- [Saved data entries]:
BEGIN

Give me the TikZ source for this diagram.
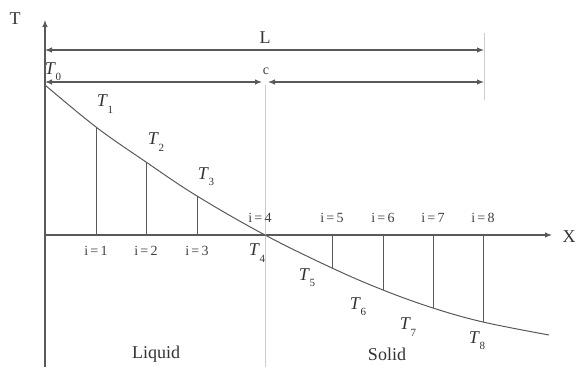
\documentclass[tikz,border=0pt]{standalone}
\usepackage{fontspec}
\setmainfont{Liberation Serif}
\usetikzlibrary{arrows.meta}
\newcommand\Tsb[1]{\textit{T}\kern-0.5pt\raisebox{-0.35em}{\fontsize{11}{12}\selectfont #1}}
\begin{document}
\begin{tikzpicture}[x=1pt,y=-1pt,
  tipA/.tip={Latex[length=7pt,width=5.5pt]},
  ax/.style={line width=1.1pt, draw=black!65, -tipA},
  dimboth/.style={line width=1.1pt, draw=black!65, tipA-tipA},
  guide/.style={line width=0.6pt, draw=black!20},
  tick/.style={line width=1pt, draw=black!65},
  curve/.style={line width=1pt, draw=black!65},
  lbl/.style={font=\fontsize{18}{20}\selectfont, text=black!80, inner sep=0pt},
  ilbl/.style={font=\fontsize{14}{16}\selectfont, text=black!75, inner sep=0pt},
]
\useasboundingbox (0,0) rectangle (578,367);
% axes
\coordinate (Ybot) at (45,367);
\coordinate (Ytop) at (45,20);
\coordinate (Xbeg) at (45,235);
\coordinate (Xend) at (552,235);
\draw[ax] (Ybot) -- (Ytop);
\draw[ax] (Xbeg) -- (Xend);
\node[lbl] (Tlab) at (15,19) {T};
\node[lbl] (Xlab) at (569,237) {X};
% guides
\coordinate (G1t) at (265,85);
\coordinate (G1b) at (265,367);
\coordinate (G2t) at (484,33);
\coordinate (G2b) at (484,100);
\draw[guide] (G1t) -- (G1b);
\draw[guide] (G2t) -- (G2b);
% dimension arrows
\coordinate (La) at (45,50);
\coordinate (Lb) at (484,50);
\draw[dimboth] (La) -- (Lb);
\node[lbl] (Llab) at (265,38) {L};
\coordinate (Ea) at (45,82);
\coordinate (Eb) at (262,82);
\coordinate (Ec) at (268,82);
\coordinate (Ed) at (484,82);
\draw[dimboth] (Ea) -- (Eb);
\draw[dimboth] (Ec) -- (Ed);
\node[ilbl] (clab) at (266,71) {c};
% curve points
\coordinate (P0) at (45,85);
\coordinate (P1) at (96,127);
\coordinate (P2) at (146,162);
\coordinate (P3) at (197,196);
\coordinate (P4) at (265,235);
\coordinate (P5) at (332,268);
\coordinate (P6) at (383,290);
\coordinate (P7) at (433,308);
\coordinate (P8) at (483,322);
\coordinate (P9) at (549,335);
\draw[curve] plot[smooth, tension=0.6] coordinates {(P0) (P1) (P2) (P3) (P4) (P5) (P6) (P7) (P8) (P9)};
% ticks
\foreach \i/\x in {1/96,2/146,3/197,5/332,6/383,7/433,8/483}{
  \coordinate (A\i) at (\x,235);
}
\foreach \i in {1,2,3,5,6,7,8}{ \draw[tick] (A\i) -- (P\i); }
% i labels
\node[ilbl] (i1) at (96,251) {i\,=\,1};
\node[ilbl] (i2) at (146,251) {i\,=\,2};
\node[ilbl] (i3) at (197,251) {i\,=\,3};
\node[ilbl] (i4) at (260,218) {i\,=\,4};
\node[ilbl] (i5) at (332,218) {i\,=\,5};
\node[ilbl] (i6) at (383,218) {i\,=\,6};
\node[ilbl] (i7) at (433,218) {i\,=\,7};
\node[ilbl] (i8) at (483,218) {i\,=\,8};
% T labels
\node[lbl] (T0) at (53,72) {\Tsb{0}};
\node[lbl] (T1) at (105,104) {\Tsb{1}};
\node[lbl] (T2) at (156,142) {\Tsb{2}};
\node[lbl] (T3) at (206,177) {\Tsb{3}};
\node[lbl] (T4) at (257,253) {\Tsb{4}};
\node[lbl] (T5) at (307,278) {\Tsb{5}};
\node[lbl] (T6) at (358,307) {\Tsb{6}};
\node[lbl] (T7) at (408,327) {\Tsb{7}};
\node[lbl] (T8) at (477,341) {\Tsb{8}};
% region labels
\node[lbl] (liq) at (156,354) {Liquid};
\node[lbl] (sol) at (387,354) {Solid};
\end{tikzpicture}
\end{document}
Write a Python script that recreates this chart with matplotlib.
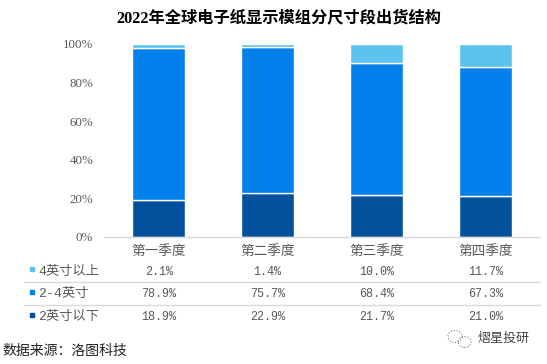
import numpy as np
from matplotlib import pyplot as plt
from matplotlib.patches import Ellipse, Rectangle
from matplotlib.lines import Line2D
from matplotlib.transforms import blended_transform_factory

plt.rcParams['font.family'] = ['Liberation Serif', 'Noto Sans CJK SC', 'DejaVu Sans']

W, H = 547, 364

quarters = ['第一季度', '第二季度', '第三季度', '第四季度']
small = [18.9, 22.9, 21.7, 21.0]
mid = [78.9, 75.7, 68.4, 67.3]
large = [2.1, 1.4, 10.0, 11.7]
series_names = ['4英寸以上', '2-4英寸', '2英寸以下']
colors = ['#5bc3f0', '#0280ec', '#03509c']
yticks = [0, 20, 40, 60, 80, 100]
table_font = ['Liberation Mono', 'Noto Sans CJK SC']


def fx(px):
    return px / W


def fy(py):
    return 1 - py / H


fig = plt.figure(figsize=(W / 100, H / 100), dpi=100)
ax = fig.add_axes([fx(104.4), fy(236.7), (539.6 - 104.4) / W, 192.7 / H])

pos = np.arange(len(quarters))
small_a = np.array(small)
mid_a = np.array(mid)
large_a = np.array(large)
ax.bar(pos, small_a, 0.485, color=colors[2], edgecolor='white', linewidth=1)
ax.bar(pos, mid_a, 0.485, bottom=small_a, color=colors[1], edgecolor='white', linewidth=1)
ax.bar(pos, large_a, 0.485, bottom=small_a + mid_a, color=colors[0], edgecolor='white', linewidth=1)

ax.set_xlim(-0.5, 3.5)
ax.set_ylim(0, 100)
ax.set_yticks(yticks)
ax.set_yticklabels([str(v) + '%' for v in yticks], fontsize=9.3, color='#595959')
ax.set_xticks(pos)
ax.set_xticklabels(quarters, fontsize=9.8, color='#595959')
ax.tick_params(axis='y', length=0, pad=8)
ax.tick_params(axis='x', length=0, pad=6)
for s in ['top', 'right', 'left']:
    ax.spines[s].set_visible(False)
ax.spines['bottom'].set_color('#d9d9d9')
ax.spines['bottom'].set_linewidth(1)

fig.text(fx(279), fy(18), '2022年全球电子纸显示模组分尺寸段出货结构', fontsize=11.7,
         fontweight='bold', color='black', ha='center', va='center')

# table under the chart
trans = blended_transform_factory(ax.transData, fig.transFigure)
rows = [large, mid, small]
row_y = [272, 294, 317]
square_y = [270.7, 294, 316.7]
for name, vals, c, y, sy in zip(series_names, rows, colors, row_y, square_y):
    fig.add_artist(Rectangle((fx(29.5), fy(sy)), 4.5 / W, 4.2 / H, color=c,
                             transform=fig.transFigure))
    fig.text(fx(38), fy(y), name, fontsize=9.5, color='#595959', ha='left', va='center',
             family=table_font)
    for i, v in enumerate(vals):
        fig.text(i, fy(y), '%.1f%%' % v, fontsize=8.5, color='#595959', ha='center',
                 va='center', transform=trans, family=table_font)

for y in [282.4, 305.4]:
    fig.add_artist(Line2D([fx(24), fx(540)], [fy(y), fy(y)], color='#d9d9d9', linewidth=1,
                          transform=fig.transFigure))

fig.text(fx(2.5), fy(351), '数据来源：洛图科技', fontsize=10, color='#222222', ha='left', va='center')

# watermark
fig.add_artist(Ellipse((fx(455), fy(336.5)), 14 / W, 12 / H, fill=False, edgecolor='#777777',
                       linestyle=':', linewidth=0.8, transform=fig.transFigure))
fig.add_artist(Ellipse((fx(464.5), fy(342)), 13 / W, 11 / H, fill=False, edgecolor='#777777',
                       linestyle=':', linewidth=0.8, transform=fig.transFigure))
fig.text(fx(504), fy(339), '熠星投研', fontsize=9.4, color='#444444', ha='center', va='center')

plt.savefig('out.png', dpi=100)
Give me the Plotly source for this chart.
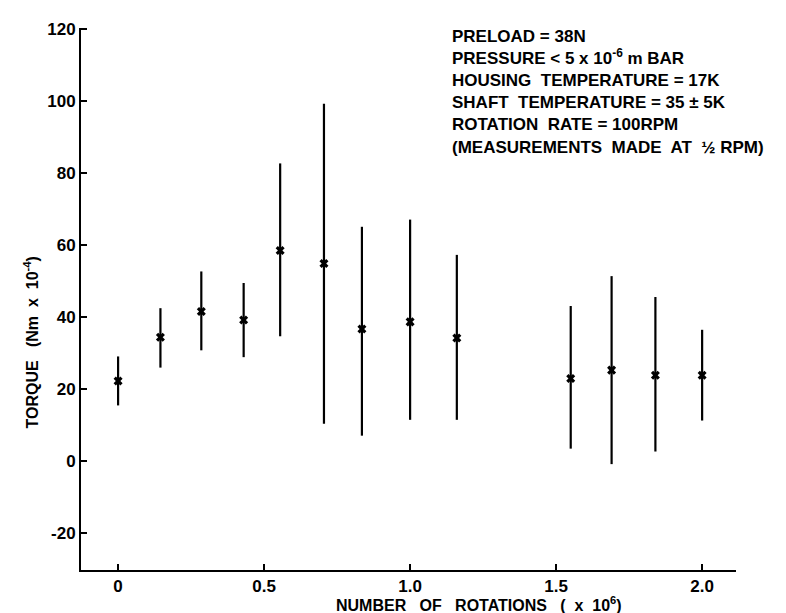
import plotly.graph_objects as go

rotations = [0.0, 0.145, 0.285, 0.43, 0.555, 0.705, 0.835, 1.0, 1.16, 1.55, 1.69, 1.84, 2.0]
torque = [22.3, 34.4, 41.6, 39.2, 58.5, 54.9, 36.7, 38.7, 34.2, 23.0, 25.3, 23.9, 23.9]
torque_high = [29.1, 42.5, 52.7, 49.5, 82.7, 99.3, 65.1, 67.1, 57.3, 43.1, 51.4, 45.6, 36.5]
torque_low = [15.5, 26.0, 30.8, 28.9, 34.7, 10.4, 7.1, 11.5, 11.5, 3.5, -0.8, 2.7, 11.3]

x_tickvals = [0, 0.5, 1.0, 1.5, 2.0]
x_ticktext = ["0", "0.5", "1.0", "1.5", "2.0"]
y_tickvals = [-20, 0, 20, 40, 60, 80, 100, 120]
y_ticktext = ["-20", "0", "20", "40", "60", "80", "100", "120"]

notes = [
    "PRELOAD = 38N",
    "PRESSURE < 5 x 10<sup>-6</sup> m BAR",
    "HOUSING  TEMPERATURE = 17K",
    "SHAFT  TEMPERATURE = 35 ± 5K",
    "ROTATION  RATE = 100RPM",
    "(MEASUREMENTS  MADE  AT  ½ RPM)",
]

err_plus = [h - v for h, v in zip(torque_high, torque)]
err_minus = [v - l for v, l in zip(torque, torque_low)]

FAM = "Liberation Sans, Arial, sans-serif"
L, R, T, B = 73, 58, 14, 51
W, H = 786, 613
PW, PH = W - L - R, H - T - B

fig = go.Figure()
fig.add_trace(go.Scatter(
    x=rotations, y=torque, mode="markers",
    marker=dict(symbol="x", size=8, color="black", line=dict(width=0)),
    error_y=dict(type="data", symmetric=False, array=err_plus, arrayminus=err_minus,
                 color="black", thickness=2.2, width=0),
    showlegend=False,
))

axis_common = dict(
    ticks="inside", ticklen=6, tickwidth=1.5, tickcolor="black",
    showline=True, linecolor="black", linewidth=2, showgrid=False, zeroline=False,
    tickfont=dict(size=17, family=FAM, color="black", weight="bold"),
)

fig.update_layout(
    width=W, height=H,
    margin=dict(l=L, r=R, t=T, b=B),
    paper_bgcolor="white", plot_bgcolor="white",
    font=dict(family=FAM, color="black"),
    xaxis=dict(range=[-0.127, 2.116], tickvals=x_tickvals, ticktext=x_ticktext, **axis_common),
    yaxis=dict(range=[-30.2, 120.3], tickvals=y_tickvals, ticktext=y_ticktext, **axis_common),
)

fig.add_annotation(
    xref="paper", yref="paper",
    x=(442 - L) / PW, y=(H - B - 11) / PH,
    xanchor="left", yanchor="top", align="left",
    text="<br>".join(notes), showarrow=False,
    font=dict(size=17, family=FAM, color="black", weight="bold"),
)

fig.add_annotation(
    xref="paper", yref="paper",
    x=(471 - L) / PW, y=-(609 - (H - B)) / PH,
    xanchor="center", yanchor="bottom",
    text="NUMBER   OF   ROTATIONS   (  x  10<sup>6</sup>)", showarrow=False,
    font=dict(size=16, family=FAM, color="black", weight="bold"),
)

fig.add_annotation(
    xref="paper", yref="paper",
    x=-(L - 23) / PW, y=(H - B - 332) / PH,
    xanchor="center", yanchor="middle", textangle=-90,
    text="TORQUE   (Nm  x  10<sup>-4</sup>)", showarrow=False,
    font=dict(size=16, family=FAM, color="black", weight="bold"),
)

fig.write_html("out.html")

END

- [What the task asks]: Start at the line with "Write a Python", stop at the line with "ax.bar(pos, large_a, 0.485, bottom=small_a", both lines included, and repeat that span exactly without its pictures.

- [Worked answer]:
Write a Python script that recreates this chart with matplotlib.
import numpy as np
from matplotlib import pyplot as plt
from matplotlib.patches import Ellipse, Rectangle
from matplotlib.lines import Line2D
from matplotlib.transforms import blended_transform_factory

plt.rcParams['font.family'] = ['Liberation Serif', 'Noto Sans CJK SC', 'DejaVu Sans']

W, H = 547, 364

quarters = ['第一季度', '第二季度', '第三季度', '第四季度']
small = [18.9, 22.9, 21.7, 21.0]
mid = [78.9, 75.7, 68.4, 67.3]
large = [2.1, 1.4, 10.0, 11.7]
series_names = ['4英寸以上', '2-4英寸', '2英寸以下']
colors = ['#5bc3f0', '#0280ec', '#03509c']
yticks = [0, 20, 40, 60, 80, 100]
table_font = ['Liberation Mono', 'Noto Sans CJK SC']


def fx(px):
    return px / W


def fy(py):
    return 1 - py / H


fig = plt.figure(figsize=(W / 100, H / 100), dpi=100)
ax = fig.add_axes([fx(104.4), fy(236.7), (539.6 - 104.4) / W, 192.7 / H])

pos = np.arange(len(quarters))
small_a = np.array(small)
mid_a = np.array(mid)
large_a = np.array(large)
ax.bar(pos, small_a, 0.485, color=colors[2], edgecolor='white', linewidth=1)
ax.bar(pos, mid_a, 0.485, bottom=small_a, color=colors[1], edgecolor='white', linewidth=1)
ax.bar(pos, large_a, 0.485, bottom=small_a + mid_a, color=colors[0], edgecolor='white', linewidth=1)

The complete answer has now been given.